Lawmakers in Oregon are considering an energy initiative that sets some modest goals for phasing out coal-based generation and encouraging renewable energy sources. The plan also incentivizes the rollout of EV charging infrastructure by allowing charging station owners to sell clean-fuel credits.
A recent editorial in The Oregonian lambasted the Oregon Clean Electricity & Coal Transition Plan, saying it would do little to reduce carbon emissions, and would force all state residents to subsidize EVSE.
In a rebuttal to the Oregonian’s editors, Jeff Allen, Executive Director of the EV advocate group Drive Oregon, wrote that in fact, if the proposal becomes law, EV owners will more than pay back the cost of investments in charging, and Oregonians will actually see lower power rates.
Allen’s arguments may be relevant far beyond Oregon. Utilities around the country are encouraging EVs, which they see as an opportunity to sell more electricity (and doing their best to kill rooftop solar, which they see as a threat). Are EVs a net positive or a negative for electric ratepayers?
“There is ample evidence that growing numbers of electric vehicles will lower rates for all Oregonians,” writes Allen. “Utilities invest in power plants, transmission lines and other infrastructure to provide us all with electricity. When this infrastructure is used more efficiently, to deliver more kilowatt hours of power, those fixed costs can be spread, lowering the cost of each kilowatt hour for all ratepayers.”
Allen goes on to point out that EVs can provide load-levelling and regulating services to the grid. “Since electric cars tend to charge at home, overnight, they provide a lot of value to utilities. One California study found that each electric car was worth between $2,788 and $9,799 to the utility and its ratepayers. Work in Washington State found similar results: electric car drivers subsidize the grid and lower power rates for everyone else.”

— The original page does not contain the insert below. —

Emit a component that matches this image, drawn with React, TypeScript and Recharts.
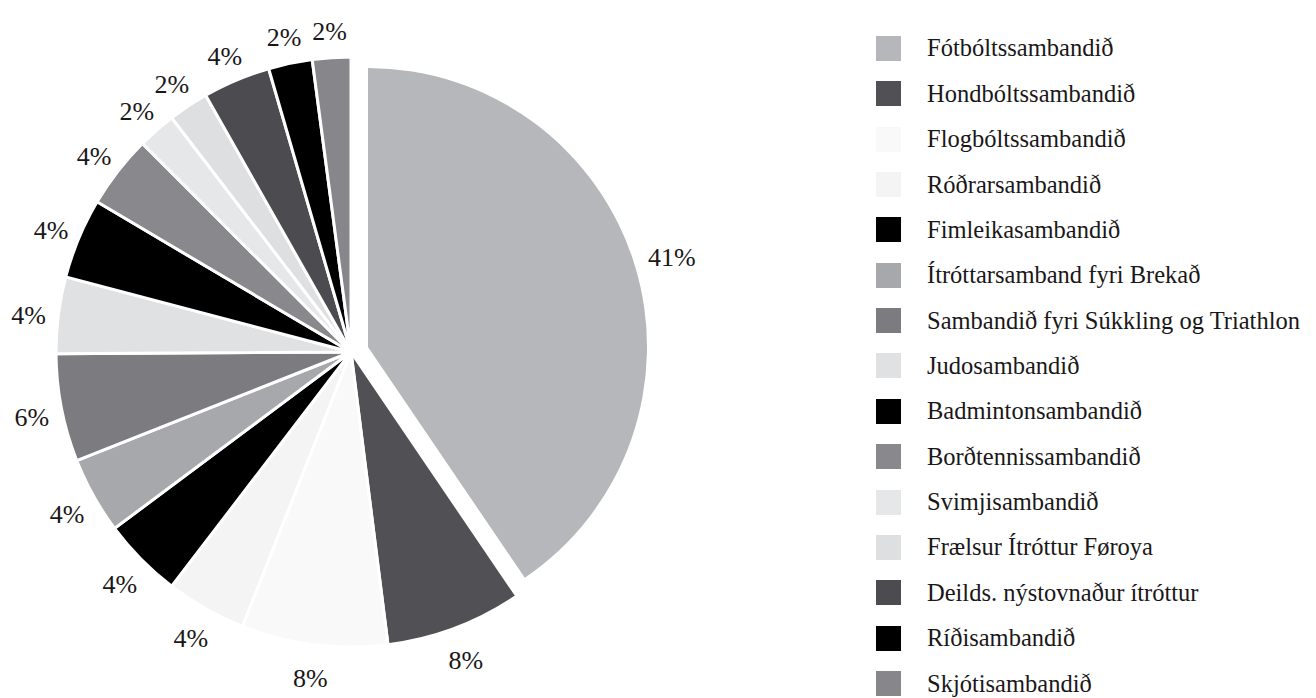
import React from "react";
import { PieChart, Pie, Cell, Legend } from "recharts";

const names = [
  "Fótbóltssambandið",
  "Hondbóltssambandið",
  "Flogbóltssambandið",
  "Róðrarsambandið",
  "Fimleikasambandið",
  "Ítróttarsamband fyri Brekað",
  "Sambandið fyri Súkkling og Triathlon",
  "Judosambandið",
  "Badmintonsambandið",
  "Borðtennissambandið",
  "Svimjisambandið",
  "Frælsur Ítróttur Føroya",
  "Deilds. nýstovnaður ítróttur",
  "Ríðisambandið",
  "Skjótisambandið",
];

const values = [40.5, 7.5, 8.0, 4.4, 4.4, 4.2, 5.9, 4.2, 4.4, 4.0, 2.1, 2.2, 3.7, 2.4, 2.1];

const colors = [
  "#b6b7ba",
  "#505055",
  "#f9f9f9",
  "#f3f4f3",
  "#000000",
  "#a7a8ab",
  "#7c7c80",
  "#e0e1e2",
  "#000000",
  "#89898d",
  "#e6e7e8",
  "#dedfe0",
  "#4c4b50",
  "#000000",
  "#87878b",
];

const data = names.map((name, i) => ({ name, value: values[i] }));

const FONT = "'Liberation Serif', 'Times New Roman', serif";
const RAD = Math.PI / 180;

const makeLabel = (show: (i: number) => boolean, offset: number) => (props: any) => {
  const { cx, cy, midAngle, outerRadius, index, value } = props;
  if (!show(index)) return <g />;
  const r = outerRadius + offset;
  const x = cx + r * Math.cos(-midAngle * RAD);
  const y = cy + r * Math.sin(-midAngle * RAD) + 4;
  return (
    <g>
      <text
        x={x}
        y={y}
        textAnchor="middle"
        dominantBaseline="central"
        fill="#1a1718"
        fontFamily={FONT}
        fontSize={26}
        style={{ fontFamily: FONT, fontSize: 26 }}
      >
        {Math.round(value)}%
      </text>
    </g>
  );
};

const LegendContent = () => (
  <div style={{ fontFamily: FONT }}>
    {names.map((n, i) => (
      <div
        key={n}
        style={{ display: "flex", alignItems: "center", height: 45.36 }}
      >
        <div style={{ width: 25, height: 25, background: colors[i], flex: "none" }} />
        <div
          style={{
            marginLeft: 26,
            fontSize: 24.5,
            color: "#1a1718",
            whiteSpace: "nowrap",
          }}
        >
          {n}
        </div>
      </div>
    ))}
  </div>
);

export default function App() {
  return (
    <div style={{ position: "absolute", left: 0, top: 0, width: 1316, height: 698, background: "#fff" }}>
      <PieChart width={1316} height={698} margin={{ top: 0, right: 0, bottom: 0, left: 0 }}>
        <Pie
          data={data}
          dataKey="value"
          nameKey="name"
          cx={351}
          cy={352}
          outerRadius={295}
          startAngle={90}
          endAngle={-270}
          stroke="#ffffff"
          strokeWidth={3}
          labelLine={false}
          label={makeLabel((i) => i !== 0, 30)}
          isAnimationActive={false}
        >
          {data.map((d, i) => (
            <Cell
              key={d.name}
              fill={i === 0 ? "transparent" : colors[i]}
              stroke={i === 0 ? "none" : "#ffffff"}
            />
          ))}
        </Pie>
        <Pie
          data={data}
          dataKey="value"
          nameKey="name"
          cx={368}
          cy={347}
          outerRadius={279}
          startAngle={90}
          endAngle={-270}
          stroke="none"
          labelLine={false}
          label={makeLabel((i) => i === 0, 39)}
          isAnimationActive={false}
        >
          {data.map((d, i) => (
            <Cell key={d.name} fill={i === 0 ? colors[0] : "transparent"} stroke="none" />
          ))}
        </Pie>
        <Legend
          layout="vertical"
          align="right"
          verticalAlign="top"
          content={() => <LegendContent />}
          wrapperStyle={{ left: 876, top: 25.8, width: 440 }}
        />
      </PieChart>
    </div>
  );
}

“Electric vehicles also stimulate Oregon’s economy by returning money to owners that would otherwise be spent on imported gasoline,” writes Allen. “One study found that every dollar shifted out of gasoline spending produces 16 times more jobs. Oregonians spend about $6 billion a year on gasoline, so the potential benefits of this ‘electric dividend’ are enormous – and not just for the families that buy electric vehicles.”